Unsustainable? vienNAH

By: Valentine

It is clear how wonderfully sustainable Vienna is just by walking down the street. There are separate bins for waste disposal, including a compost bin. It felt easy throwing my veggie and fruit scraps in a city compost bin downstairs from my Airbnb, the first time I didn’t need to run around the city or do additional research. Along with these bins were textile recycling stations and other disposal bins not commonly seen in the other cities I’ve visited.

The specific and easily separated waste disposal in Austria.

While traveling abroad, I like to cook most of my meals to save money or to take on the go when wandering far from the Airbnb for the day. I always look in advance for farmer’s markets to browse and shop at, making Nashtmarkt perfect. I managed to buy cheese, spinach, mushrooms, potatoes, bell pepper, grapevine tomatoes, avocado and cherries all in bulk! Despite differing first languages, vendors were kind enough to use my bags and understand my commitment to no single-use items. The ingredients were used to assemble sandwiches with unpackaged baked goods at a local grocery store.

Package-free food items bought at Nashtmarkt in Vienna, Austria.

There is a clear focus on taking care of residents’ basic needs. Vienna has taken some innovative steps to combat the homeless crisis that is rooted in the city. Shades Tours provides the ability for homeless people to give paid tours of a different part of Vienna that exists in the background. The founder, Perrine Schober, explains that the tours provide work, while also reducing public stigma against homeless people. There are initiatives by members of the community to provide free housing for people in need, such as JUCA, specifically for young homeless people. Vienna is also recognized for its inventive social housing program. The program refers to it’s 20th century government-regulated affordable housing that requires all members of society, regardless of class, to be provided housing that is of high quality.

The city of Vienna is the largest organic farmer in Austria. For residents there are green spaces taking half of the city’s land area. It is recognized as the greenest city with 100 square meters of green space for each of Vienna’s 1.8 million residents. In most of the parks you can find a drinking water station; which was great to refill my reusable!

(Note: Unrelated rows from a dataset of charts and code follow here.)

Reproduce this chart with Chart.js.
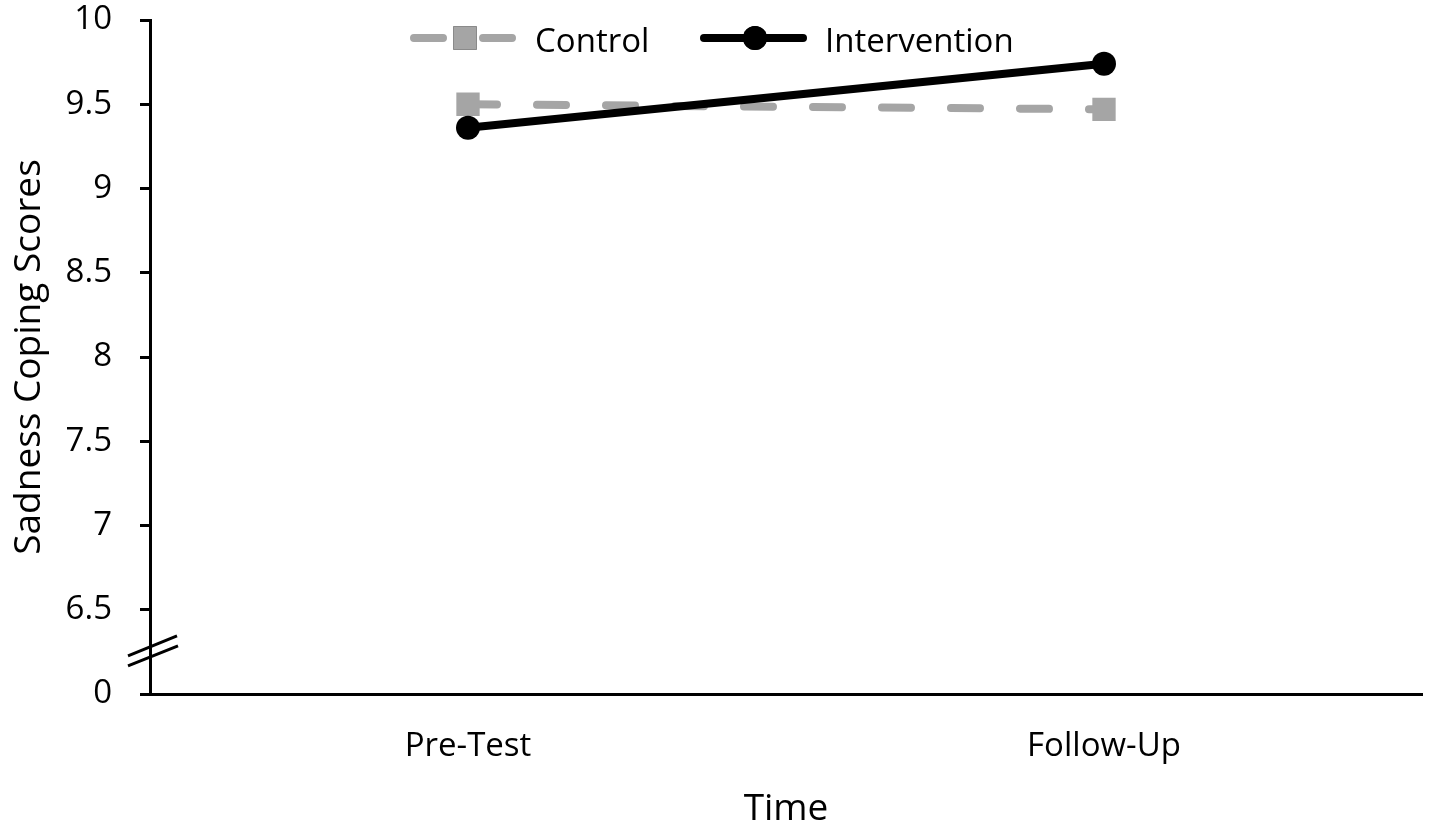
<!DOCTYPE html>
<html>
<head>
<meta charset="utf-8">
<script src="https://cdn.jsdelivr.net/npm/chart.js@4/dist/chart.umd.min.js"></script>
<style>
body{margin:0;background:#fff;overflow:hidden}
#wrap{width:1430px;height:833px}
</style>
</head>
<body>
<div id="wrap"><canvas id="grafik"></canvas></div>
<script>

let waktu=["Pre-Test","Follow-Up"]
let kontrol=[9.5,9.47]
let intervensi=[9.36,9.74]
let tickY=[6,6.5,7,7.5,8,8.5,9,9.5,10]
let labelNol="0"

let abu="#a5a5a5"
let hitam="#000000"
let huruf="'Open Sans'"
let ukuran=33
let ukuranJudul=37



// padding label bawaan dibuang biar area chart pas
function nolPadding(s){
s.paddingTop=0
s.paddingBottom=0
s.paddingLeft=0
s.paddingRight=0
}



let legendaPlugin={
id:"legenda",
afterDraw(chart){

let ctx=chart.ctx
let posisi=[{x:410,teks:535},{x:700,teks:825}]
let yL=38

ctx.save()

chart.data.datasets.forEach((ds,i)=>{

let p=posisi[i]

ctx.strokeStyle=ds.borderColor
ctx.lineWidth=ds.borderWidth
ctx.lineCap="round"
ctx.setLineDash(ds.borderDash||[])
ctx.beginPath()
ctx.moveTo(p.x+4,yL)
ctx.lineTo(p.x+103,yL)
ctx.stroke()
ctx.setLineDash([])

Chart.helpers.drawPoint(ctx,{
pointStyle:ds.pointStyle,
radius:ds.pointRadius,
borderWidth:0,
rotation:0
},p.x+55,yL)

ctx.fillStyle=ds.pointBackgroundColor
ctx.fill()

ctx.fillStyle="#000"
ctx.font=ukuran+"px "+huruf
ctx.textBaseline="middle"
ctx.textAlign="left"
ctx.fillText(ds.label,p.teks,yL+5)

})

ctx.restore()

}
}



let patahPlugin={
id:"patah",
afterDraw(chart){

let ctx=chart.ctx
let sy=chart.scales.y
let x0=sy.right
let yb=sy.getPixelForValue(6.25)

ctx.save()
ctx.strokeStyle="#000"
ctx.lineWidth=3

ctx.beginPath()
ctx.moveTo(x0-22,yb+4)
ctx.lineTo(x0+27,yb-16)
ctx.moveTo(x0-22,yb+14)
ctx.lineTo(x0+28,yb-6)
ctx.stroke()

ctx.restore()

}
}



let ctx=document.getElementById("grafik")

let grafik=new Chart(ctx,{
type:"line",
data:{
labels:waktu,
datasets:[
{
label:"Control",
data:kontrol,
borderColor:abu,
backgroundColor:abu,
pointBackgroundColor:abu,
pointBorderColor:abu,
borderWidth:8,
borderDash:[29,40],
borderCapStyle:"round",
pointStyle:"rect",
pointRadius:16.5,
pointBorderWidth:0,
order:1
},
{
label:"Intervention",
data:intervensi,
borderColor:hitam,
backgroundColor:hitam,
pointBackgroundColor:hitam,
pointBorderColor:hitam,
borderWidth:8,
pointStyle:"circle",
pointRadius:12,
pointBorderWidth:0,
order:0
}
]
},
options:{
responsive:true,
maintainAspectRatio:false,
animation:false,
layout:{
autoPadding:false,
padding:{top:20,right:8,left:0,bottom:0}
},
plugins:{
legend:{display:false},
tooltip:{enabled:false}
},
scales:{
x:{
offset:true,
afterFit(s){
s.height=139
nolPadding(s)
},
grid:{display:false,drawTicks:false},
border:{display:true,color:"#000",width:3},
ticks:{
color:"#000",
padding:33,
font:{family:huruf,size:ukuran}
},
title:{
display:true,
text:"Time",
color:"#000",
font:{family:huruf,size:ukuranJudul},
padding:{top:0,bottom:1}
}
},
y:{
min:6,
max:10,
afterFit(s){
s.width=150
nolPadding(s)
},
afterBuildTicks(s){s.ticks=tickY.map(v=>({value:v}))},
grid:{
drawOnChartArea:false,
drawTicks:true,
tickLength:10,
tickWidth:3,
tickColor:"#000"
},
border:{display:true,color:"#000",width:3},
ticks:{
color:"#000",
padding:28,
font:{family:huruf,size:ukuran},
callback:v=>v==6?labelNol:v
},
title:{
display:true,
text:"Sadness Coping Scores",
color:"#000",
font:{family:huruf,size:ukuranJudul},
padding:{top:7,bottom:0}
}
}
}
},
plugins:[legendaPlugin,patahPlugin]
})

</script>
</body>
</html>
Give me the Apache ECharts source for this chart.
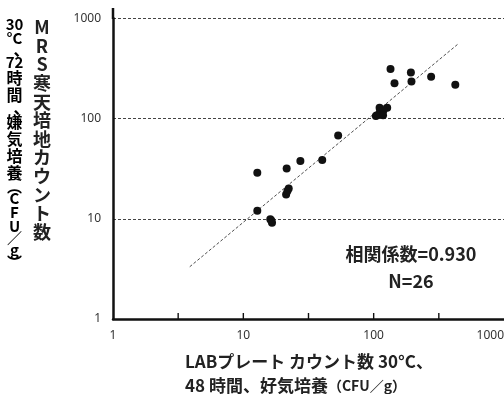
<!DOCTYPE html>
<html><head><meta charset="utf-8">
<script src="https://cdn.jsdelivr.net/npm/echarts@6/dist/echarts.min.js"></script>
<style>html,body{margin:0;padding:0;background:#fff}#c{width:504px;height:394px}</style>
</head><body><div id="c"></div>
<script>
// LAB plate count (x) vs MRS agar count (y), CFU/g
const xValues = [12.8, 21.5, 27.4, 40.3, 53.4, 12.8, 22.3, 21.3, 16.1, 16.6,
  134.7, 193, 144.5, 195, 276, 423, 111, 127, 106, 116, 112, 119, 104, 118, 16.4, 21.8];
const yValues = [28.7, 31.8, 37.6, 38.5, 67.9, 12.0, 20.1, 17.5, 9.9, 9.1,
  312, 288, 225, 234, 261, 217, 128, 128, 108, 112, 118, 121, 106, 108, 9.6, 18.9];
const trendX = [3.88, 439.5];
const trendY = [3.32, 548];
const xTickLabels = ['1', '10', '100', '1000'];            // labels at decades
const xTickMarks = [3.162, 10, 31.62, 100, 316.2];          // tick marks at half-decades
const yTickLabels = [1, 10, 100, 1000];
const corrText = '相関係数=0.930';
const nText = 'N=26';
const yNameMain = ['M','R','S','寒','天','培','地','カ','ウ','ン','ト','数'];
// [text, style] for vertical sub title
const yNameSub = [['30','d'],['°C','d'],['、','p'],['72','d'],['時','k'],['間','k'],['、','p'],
  ['嫌','k'],['気','k'],['培','k'],['養','k'],['︵','q'],['C','l'],['F','l'],['U','l'],['／','q'],['g','l'],['︶','q']];

const jp = "'Noto Sans CJK JP', 'Noto Sans', sans-serif";
const chart = echarts.init(document.getElementById('c'), null, {renderer: 'canvas'});
const pts = xValues.map((x, i) => [x, yValues[i]]);
const trend = trendX.map((x, i) => [x, trendY[i]]);
const tickPts = xTickMarks.map(x => [x, 1]);
const subText = yNameSub.map(p => '{' + p[1] + '|' + p[0] + '}').join('\n');
const sty = (size, lh, extra) => Object.assign({fontSize: size, fontWeight: 'bold', fontFamily: jp, color: '#222', lineHeight: lh, align: 'center'}, extra || {});

chart.setOption({
  animation: false,
  backgroundColor: '#fff',
  grid: {left: 113, right: 0, top: 18.3, bottom: 75, containLabel: false, outerBoundsMode: 'none'},
  xAxis: [{
    // label axis in decades (exponent of 10)
    type: 'value', min: 0, max: 3, interval: 1, position: 'bottom',
    axisLine: {show: true, lineStyle: {color: '#111', width: 2.5}},
    axisTick: {show: false},
    splitLine: {show: false},
    axisLabel: {
      color: '#333', fontSize: 12, fontFamily: "'Noto Sans', sans-serif", margin: 11,
      alignMaxLabel: 'right',
      formatter: v => (xTickLabels[Math.round(v)] || '')
    }
  }, {
    type: 'log', logBase: 10, min: 1, max: 1000, show: false
  }],
  yAxis: {
    type: 'log', logBase: 10, min: 1, max: 1000,
    axisLine: {show: true, lineStyle: {color: '#111', width: 2.5}},
    axisTick: {show: false},
    splitLine: {show: true, lineStyle: {color: '#444', width: 1, type: [3, 2]}},
    axisLabel: {
      color: '#333', fontSize: 12, fontFamily: "'Noto Sans', sans-serif", margin: 12,
      formatter: v => (yTickLabels.indexOf(Math.round(v)) >= 0 ? String(Math.round(v)) : '')
    }
  },
  series: [{
    // x-axis tick marks, pointing up into the plot
    type: 'scatter', data: tickPts, xAxisIndex: 1, symbol: 'rect', symbolSize: [1.4, 6],
    symbolOffset: [0, -3], itemStyle: {color: '#111', opacity: 1}, silent: true, z: 1, clip: false
  }, {
    type: 'line', data: trend, xAxisIndex: 1, showSymbol: false, symbol: 'none',
    lineStyle: {color: '#222', width: 0.8, type: [3, 2]}, silent: true, z: 2
  }, {
    type: 'scatter', data: pts, xAxisIndex: 1, symbol: 'circle', symbolSize: 8,
    itemStyle: {color: '#111', opacity: 1}, z: 3
  }],
  graphic: [
    {type: 'line', shape: {x1: 113, y1: 8, x2: 113, y2: 19}, style: {stroke: '#111', lineWidth: 2.5}},
    {type: 'text', x: 42, y: 18, style: {text: yNameMain.join('\n'), font: 'bold 18px ' + jp, fill: '#222', textAlign: 'center', lineHeight: 18.6}},
    {type: 'text', x: 14.5, y: 17, style: {
      text: subText, textAlign: 'center',
      rich: {d: sty(15, 14), k: sty(16, 17), p: sty(16, 10, {padding: [0, 0, 0, 14]}), l: sty(15, 14), q: sty(15, 10)}
    }},
    {type: 'text', x: 411, y: 254, style: {text: corrText, font: 'bold 18px ' + jp, fill: '#222', textAlign: 'center', textVerticalAlign: 'middle'}},
    {type: 'text', x: 411, y: 281, style: {text: nText, font: 'bold 18px ' + jp, fill: '#222', textAlign: 'center', textVerticalAlign: 'middle'}},
    {type: 'text', x: 185, y: 362, style: {text: 'LABプレート カウント数 30°C、', font: 'bold 17px ' + jp, fill: '#222', textAlign: 'left', textVerticalAlign: 'middle'}},
    {type: 'text', x: 185, y: 386, style: {
      text: '{a|48 時間、好気培養}{b|（CFU／g）}', textAlign: 'left', textVerticalAlign: 'middle',
      rich: {a: {font: 'bold 17px ' + jp, fill: '#222'}, b: {font: 'bold 14px ' + jp, fill: '#222'}}
    }}
  ]
});
</script></body></html>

A drinking water station in a Vienna city park.
Inside one of the city’s parks.

Vienna has started to implement the UN’s 17 Sustainable Development Goals to be met by 2030, which former Mayor Michael Häupl signed off on in 2015. In partnership with the UN and several other European cities, there is a local, national, and international effort to switch to a more sustainable society.

It is hopeful to see such innovative endeavors among such an influential city in Central Europe.  My next stop brought me to Croatia where I stayed in Dubrovnik and Split.